> **Stored data**:
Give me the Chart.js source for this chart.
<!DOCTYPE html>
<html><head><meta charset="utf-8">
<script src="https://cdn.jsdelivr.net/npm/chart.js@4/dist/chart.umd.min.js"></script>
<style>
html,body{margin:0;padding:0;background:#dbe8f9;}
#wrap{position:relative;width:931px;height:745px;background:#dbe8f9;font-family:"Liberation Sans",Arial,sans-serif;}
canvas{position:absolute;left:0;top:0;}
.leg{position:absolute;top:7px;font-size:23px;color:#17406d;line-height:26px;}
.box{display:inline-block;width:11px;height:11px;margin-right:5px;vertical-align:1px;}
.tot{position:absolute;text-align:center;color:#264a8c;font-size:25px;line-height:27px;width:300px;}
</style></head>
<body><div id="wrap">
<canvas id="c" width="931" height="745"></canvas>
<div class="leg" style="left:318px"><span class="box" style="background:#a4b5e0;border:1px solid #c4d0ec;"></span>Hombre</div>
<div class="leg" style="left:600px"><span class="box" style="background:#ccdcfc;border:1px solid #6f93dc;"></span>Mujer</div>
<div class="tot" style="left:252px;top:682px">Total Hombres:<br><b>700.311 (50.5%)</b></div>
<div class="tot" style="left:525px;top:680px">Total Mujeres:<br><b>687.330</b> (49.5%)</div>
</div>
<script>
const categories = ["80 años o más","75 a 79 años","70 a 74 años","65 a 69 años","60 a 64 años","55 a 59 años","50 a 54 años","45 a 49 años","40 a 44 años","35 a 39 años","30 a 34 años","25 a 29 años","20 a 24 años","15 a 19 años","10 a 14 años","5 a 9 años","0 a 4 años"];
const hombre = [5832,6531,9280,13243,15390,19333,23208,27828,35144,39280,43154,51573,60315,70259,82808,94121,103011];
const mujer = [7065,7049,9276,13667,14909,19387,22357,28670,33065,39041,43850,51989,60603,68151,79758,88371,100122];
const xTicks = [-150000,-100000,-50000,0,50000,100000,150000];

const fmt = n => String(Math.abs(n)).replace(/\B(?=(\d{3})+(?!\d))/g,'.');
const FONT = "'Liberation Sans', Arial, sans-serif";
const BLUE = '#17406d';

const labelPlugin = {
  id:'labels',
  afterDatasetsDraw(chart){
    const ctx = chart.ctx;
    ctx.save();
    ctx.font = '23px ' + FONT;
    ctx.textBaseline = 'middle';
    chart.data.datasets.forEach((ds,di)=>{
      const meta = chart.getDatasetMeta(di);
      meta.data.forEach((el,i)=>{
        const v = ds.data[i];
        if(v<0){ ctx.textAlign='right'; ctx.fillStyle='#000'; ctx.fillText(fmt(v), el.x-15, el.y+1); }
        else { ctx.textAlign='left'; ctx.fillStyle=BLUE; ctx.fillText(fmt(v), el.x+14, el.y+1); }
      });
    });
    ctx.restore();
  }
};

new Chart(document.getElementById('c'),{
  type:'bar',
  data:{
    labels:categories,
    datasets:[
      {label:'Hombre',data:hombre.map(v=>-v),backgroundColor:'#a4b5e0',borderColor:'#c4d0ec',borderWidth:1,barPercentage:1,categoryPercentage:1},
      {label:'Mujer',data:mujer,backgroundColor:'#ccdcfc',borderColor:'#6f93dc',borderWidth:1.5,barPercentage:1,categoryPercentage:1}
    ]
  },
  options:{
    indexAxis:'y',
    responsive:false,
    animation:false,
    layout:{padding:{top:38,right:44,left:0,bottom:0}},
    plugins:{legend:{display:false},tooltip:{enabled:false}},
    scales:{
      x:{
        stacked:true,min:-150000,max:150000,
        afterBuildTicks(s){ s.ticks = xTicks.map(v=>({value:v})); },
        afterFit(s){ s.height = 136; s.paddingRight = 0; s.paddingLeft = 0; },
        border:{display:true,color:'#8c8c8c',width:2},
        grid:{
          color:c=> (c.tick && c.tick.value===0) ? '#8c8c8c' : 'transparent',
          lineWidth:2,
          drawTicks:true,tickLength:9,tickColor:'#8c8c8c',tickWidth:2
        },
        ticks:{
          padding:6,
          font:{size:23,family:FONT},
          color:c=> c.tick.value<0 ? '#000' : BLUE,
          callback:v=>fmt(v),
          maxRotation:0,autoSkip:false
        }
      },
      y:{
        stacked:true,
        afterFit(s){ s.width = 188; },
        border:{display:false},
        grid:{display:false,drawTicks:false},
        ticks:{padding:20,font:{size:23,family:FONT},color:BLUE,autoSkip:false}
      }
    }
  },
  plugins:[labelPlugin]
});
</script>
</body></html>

> **What to do**:
Once more, set down the full listing, verbatim.

> **Final result**:
Give me the Chart.js source for this chart.
<!DOCTYPE html>
<html><head><meta charset="utf-8">
<script src="https://cdn.jsdelivr.net/npm/chart.js@4/dist/chart.umd.min.js"></script>
<style>
html,body{margin:0;padding:0;background:#dbe8f9;}
#wrap{position:relative;width:931px;height:745px;background:#dbe8f9;font-family:"Liberation Sans",Arial,sans-serif;}
canvas{position:absolute;left:0;top:0;}
.leg{position:absolute;top:7px;font-size:23px;color:#17406d;line-height:26px;}
.box{display:inline-block;width:11px;height:11px;margin-right:5px;vertical-align:1px;}
.tot{position:absolute;text-align:center;color:#264a8c;font-size:25px;line-height:27px;width:300px;}
</style></head>
<body><div id="wrap">
<canvas id="c" width="931" height="745"></canvas>
<div class="leg" style="left:318px"><span class="box" style="background:#a4b5e0;border:1px solid #c4d0ec;"></span>Hombre</div>
<div class="leg" style="left:600px"><span class="box" style="background:#ccdcfc;border:1px solid #6f93dc;"></span>Mujer</div>
<div class="tot" style="left:252px;top:682px">Total Hombres:<br><b>700.311 (50.5%)</b></div>
<div class="tot" style="left:525px;top:680px">Total Mujeres:<br><b>687.330</b> (49.5%)</div>
</div>
<script>
const categories = ["80 años o más","75 a 79 años","70 a 74 años","65 a 69 años","60 a 64 años","55 a 59 años","50 a 54 años","45 a 49 años","40 a 44 años","35 a 39 años","30 a 34 años","25 a 29 años","20 a 24 años","15 a 19 años","10 a 14 años","5 a 9 años","0 a 4 años"];
const hombre = [5832,6531,9280,13243,15390,19333,23208,27828,35144,39280,43154,51573,60315,70259,82808,94121,103011];
const mujer = [7065,7049,9276,13667,14909,19387,22357,28670,33065,39041,43850,51989,60603,68151,79758,88371,100122];
const xTicks = [-150000,-100000,-50000,0,50000,100000,150000];

const fmt = n => String(Math.abs(n)).replace(/\B(?=(\d{3})+(?!\d))/g,'.');
const FONT = "'Liberation Sans', Arial, sans-serif";
const BLUE = '#17406d';

const labelPlugin = {
  id:'labels',
  afterDatasetsDraw(chart){
    const ctx = chart.ctx;
    ctx.save();
    ctx.font = '23px ' + FONT;
    ctx.textBaseline = 'middle';
    chart.data.datasets.forEach((ds,di)=>{
      const meta = chart.getDatasetMeta(di);
      meta.data.forEach((el,i)=>{
        const v = ds.data[i];
        if(v<0){ ctx.textAlign='right'; ctx.fillStyle='#000'; ctx.fillText(fmt(v), el.x-15, el.y+1); }
        else { ctx.textAlign='left'; ctx.fillStyle=BLUE; ctx.fillText(fmt(v), el.x+14, el.y+1); }
      });
    });
    ctx.restore();
  }
};

new Chart(document.getElementById('c'),{
  type:'bar',
  data:{
    labels:categories,
    datasets:[
      {label:'Hombre',data:hombre.map(v=>-v),backgroundColor:'#a4b5e0',borderColor:'#c4d0ec',borderWidth:1,barPercentage:1,categoryPercentage:1},
      {label:'Mujer',data:mujer,backgroundColor:'#ccdcfc',borderColor:'#6f93dc',borderWidth:1.5,barPercentage:1,categoryPercentage:1}
    ]
  },
  options:{
    indexAxis:'y',
    responsive:false,
    animation:false,
    layout:{padding:{top:38,right:44,left:0,bottom:0}},
    plugins:{legend:{display:false},tooltip:{enabled:false}},
    scales:{
      x:{
        stacked:true,min:-150000,max:150000,
        afterBuildTicks(s){ s.ticks = xTicks.map(v=>({value:v})); },
        afterFit(s){ s.height = 136; s.paddingRight = 0; s.paddingLeft = 0; },
        border:{display:true,color:'#8c8c8c',width:2},
        grid:{
          color:c=> (c.tick && c.tick.value===0) ? '#8c8c8c' : 'transparent',
          lineWidth:2,
          drawTicks:true,tickLength:9,tickColor:'#8c8c8c',tickWidth:2
        },
        ticks:{
          padding:6,
          font:{size:23,family:FONT},
          color:c=> c.tick.value<0 ? '#000' : BLUE,
          callback:v=>fmt(v),
          maxRotation:0,autoSkip:false
        }
      },
      y:{
        stacked:true,
        afterFit(s){ s.width = 188; },
        border:{display:false},
        grid:{display:false,drawTicks:false},
        ticks:{padding:20,font:{size:23,family:FONT},color:BLUE,autoSkip:false}
      }
    }
  },
  plugins:[labelPlugin]
});
</script>
</body></html>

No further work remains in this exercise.